Germany’s transport ministry is to test a Porsche SUV model following reports it could be in breach of diesel emissions limits.
Der Spiegel magazine said it had tested the Cayenne V6 TDI and found its emissions were higher than allowed.
Porsche has said the Spiegel test was “implausible” and its vehicles meet emissions requirements.
Its sister company Volkswagen is to pay fines and compensation after admitting cheating on emissions tests in 2015.
Volkswagen fitted some of its diesel vehicles with “defeat device” software designed to detect testing and change performance to improve results.
- Compensation stalls in UK and mainland Europe
Der Spiegel said it had been told by a source that the Porsche Cayenne had a “warm up mode” whose true purpose was to comply with emissions requirements. It said tests showed that once the car was confronted with small bends or a slope it switched to a different mode and emissions were higher.
In a statement, Porsche said it had obtained extracts of Der Spiegel’s test, carried out with technical inspection company TÜV Nord, but found them unconvincing.
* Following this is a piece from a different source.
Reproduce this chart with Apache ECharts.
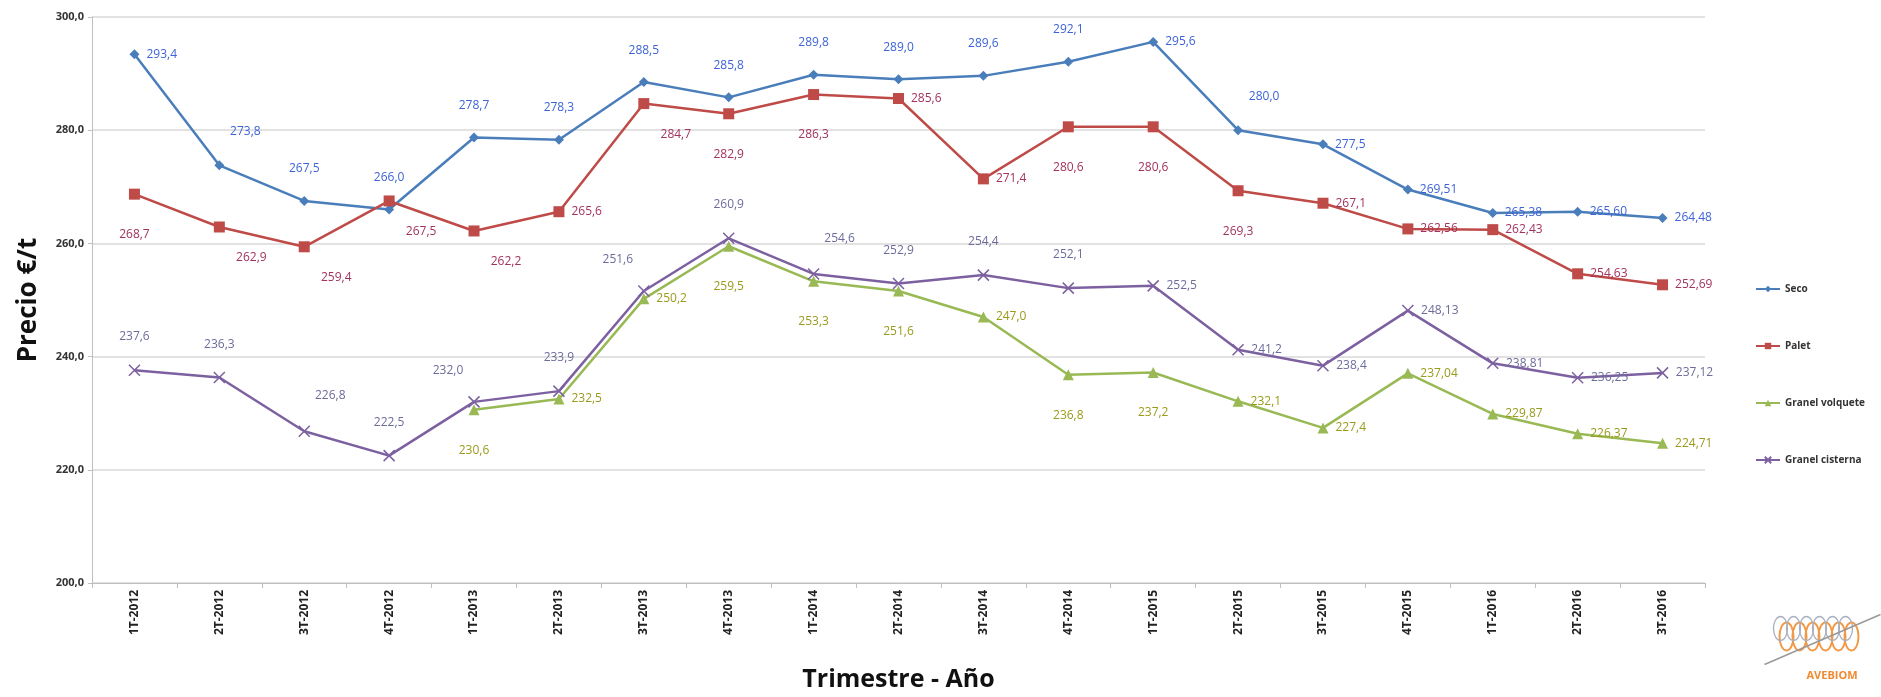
<!DOCTYPE html>
<html>
<head>
<meta charset="utf-8">
<script src="https://cdn.jsdelivr.net/npm/echarts@6/dist/echarts.min.js"></script>
<style>html,body{margin:0;padding:0;background:#fff}#c{width:1881px;height:697px}</style>
</head>
<body>
<div id="c"></div>
<script>
const categories = ["1T-2012","2T-2012","3T-2012","4T-2012","1T-2013","2T-2013","3T-2013","4T-2013","1T-2014","2T-2014","3T-2014","4T-2014","1T-2015","2T-2015","3T-2015","4T-2015","1T-2016","2T-2016","3T-2016"];
const seco = [293.4,273.8,267.5,266.0,278.7,278.3,288.5,285.8,289.8,289.0,289.6,292.1,295.6,280.0,277.5,269.51,265.38,265.60,264.48];
const palet = [268.7,262.9,259.4,267.5,262.2,265.6,284.7,282.9,286.3,285.6,271.4,280.6,280.6,269.3,267.1,262.56,262.43,254.63,252.69];
const granelVolquete = [null,null,null,null,230.6,232.5,250.2,259.5,253.3,251.6,247.0,236.8,237.2,232.1,227.4,237.04,229.87,226.37,224.71];
const granelCisterna = [237.6,236.3,226.8,222.5,232.0,233.9,251.6,260.9,254.6,252.9,254.4,252.1,252.5,241.2,238.4,248.13,238.81,236.25,237.12];
const yTicks = [200,220,240,260,280,300];

// label placement codes (style only)
const secoPos = ['r','tr','t','t','t','t','t','t','t','t','t','t','r','tr','r','r','r','r','r'];
const paletPos = ['b','br','br','br','br','r','br','b','b','r','r','b','b','b','r','r','r','r','r'];
const volqPos = ['r','r','r','r','b','r','r','b','b','b','r','b','b','r','r','r','r','r','r'];
const cistPos = ['t','t','tr','t','tl','t','tl','t','tr','t','t','t','r','r','r','r','r','r','r'];

const offsets = {
  r:{position:'right',offset:[2,0]},
  t:{position:'top',offset:[0,-16]},
  tr:{position:'top',offset:[26,-18]},
  tl:{position:'top',offset:[-26,-14]},
  b:{position:'bottom',offset:[0,24]},
  br:{position:'bottom',offset:[32,14]},
  bl:{position:'bottom',offset:[-24,14]}
};

function fmt(v, i){ return (i >= 15 ? v.toFixed(2) : v.toFixed(1)).replace('.', ','); }

function build(values, pos, labelColor){
  return values.map((v,i)=>{
    if (v === null) return null;
    const o = offsets[pos[i]];
    return {value:v, label:{show:true, position:o.position, offset:o.offset, color:labelColor,
      fontSize:12, fontFamily:'Open Sans', formatter: p => fmt(p.value, p.dataIndex)}};
  });
}

const chart = echarts.init(document.getElementById('c'), null, {renderer:'canvas'});
const series = [
  {name:'Seco', color:'#4a7ebb', symbol:'diamond', symbolSize:10, data:build(seco, secoPos, '#3d63d6')},
  {name:'Palet', color:'#be4b48', symbol:'rect', symbolSize:11, data:build(palet, paletPos, '#a3325e')},
  {name:'Granel volquete', color:'#98b954', symbol:'triangle', symbolSize:11, data:build(granelVolquete, volqPos, '#9a9a1c')},
  {name:'Granel cisterna', color:'#7d60a0', symbol:'path://M0,0L10,10M10,0L0,10', symbolSize:11, data:build(granelCisterna, cistPos, '#6c6c9c'),
    itemStyle:{color:'#7d60a0', borderColor:'#7d60a0', borderWidth:1.5}}
].map(s=>Object.assign({type:'line', lineStyle:{width:2.5, color:s.color}, itemStyle:{color:s.color},
   emphasis:{disabled:true}, animation:false, connectNulls:false}, s));

const loops = [];
for (let k = 0; k < 6; k++) {
  loops.push({type:'ellipse', shape:{cx:22 + k*13, cy:30, rx:7, ry:14}, style:{fill:'none', stroke:'#f09a48', lineWidth:2}});
  loops.push({type:'ellipse', shape:{cx:16 + k*13, cy:22, rx:7, ry:12}, style:{fill:'none', stroke:'#a8b0c0', lineWidth:1.3}});
}

chart.setOption({
  backgroundColor:'#fff',
  animation:false,
  grid:{left:92, right:176, top:17, bottom:99},
  legend:{
    orient:'vertical', left:1750, top:279, itemGap:47, itemWidth:24, itemHeight:8,
    textStyle:{fontSize:10, fontWeight:'bold', color:'#333', fontFamily:'Open Sans'},
    data:['Seco','Palet','Granel volquete','Granel cisterna']
  },
  xAxis:{
    type:'category', data:categories, boundaryGap:true,
    name:'Trimestre - Año', nameLocation:'middle', nameGap:84,
    nameTextStyle:{fontSize:25, fontWeight:'bold', color:'#111', fontFamily:'Open Sans'},
    axisLine:{lineStyle:{color:'#bfbfbf'}},
    axisTick:{show:true, alignWithLabel:false, length:5, lineStyle:{color:'#bfbfbf'}},
    axisLabel:{rotate:90, fontSize:12, fontWeight:'bold', color:'#222', margin:7, fontFamily:'Open Sans'}
  },
  yAxis:{
    type:'value', min:yTicks[0], max:yTicks[yTicks.length-1], interval:20,
    name:'Precio €/t', nameLocation:'middle', nameGap:50, nameRotate:90,
    nameTextStyle:{fontSize:26, fontWeight:'bold', color:'#111', fontFamily:'Open Sans'},
    axisLine:{show:true, lineStyle:{color:'#bfbfbf'}},
    axisTick:{show:true, length:4, lineStyle:{color:'#bfbfbf'}},
    splitLine:{lineStyle:{color:'#d9d9d9', width:1.5}},
    axisLabel:{fontSize:11, fontWeight:'bold', color:'#333', fontFamily:'Open Sans',
      formatter: v => v.toFixed(1).replace('.', ',')}
  },
  graphic:[
    {type:'group', left:1762, top:612, children: loops.concat([
      {type:'line', shape:{x1:0, y1:58, x2:116, y2:8}, style:{stroke:'#999', lineWidth:1.5}},
      {type:'text', style:{x:42, y:64, text:'AVEBIOM', fill:'#f08a30', fontSize:11, fontWeight:'bold', fontFamily:'Open Sans'}}
    ])}
  ],
  series: series
});
</script>
</body>
</html>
It also noted that emissions depend on conditions such as engine load, speed and temperature, Reuters reported.
Porsche also said it had carried out tests on a comparable Cayenne V6 TDI following the Der Spiegel report and found the vehicle to comply with nitric oxide emission limits.
The company had offered to carry out joint tests with Der Spiegel but the magazine had refused, it said.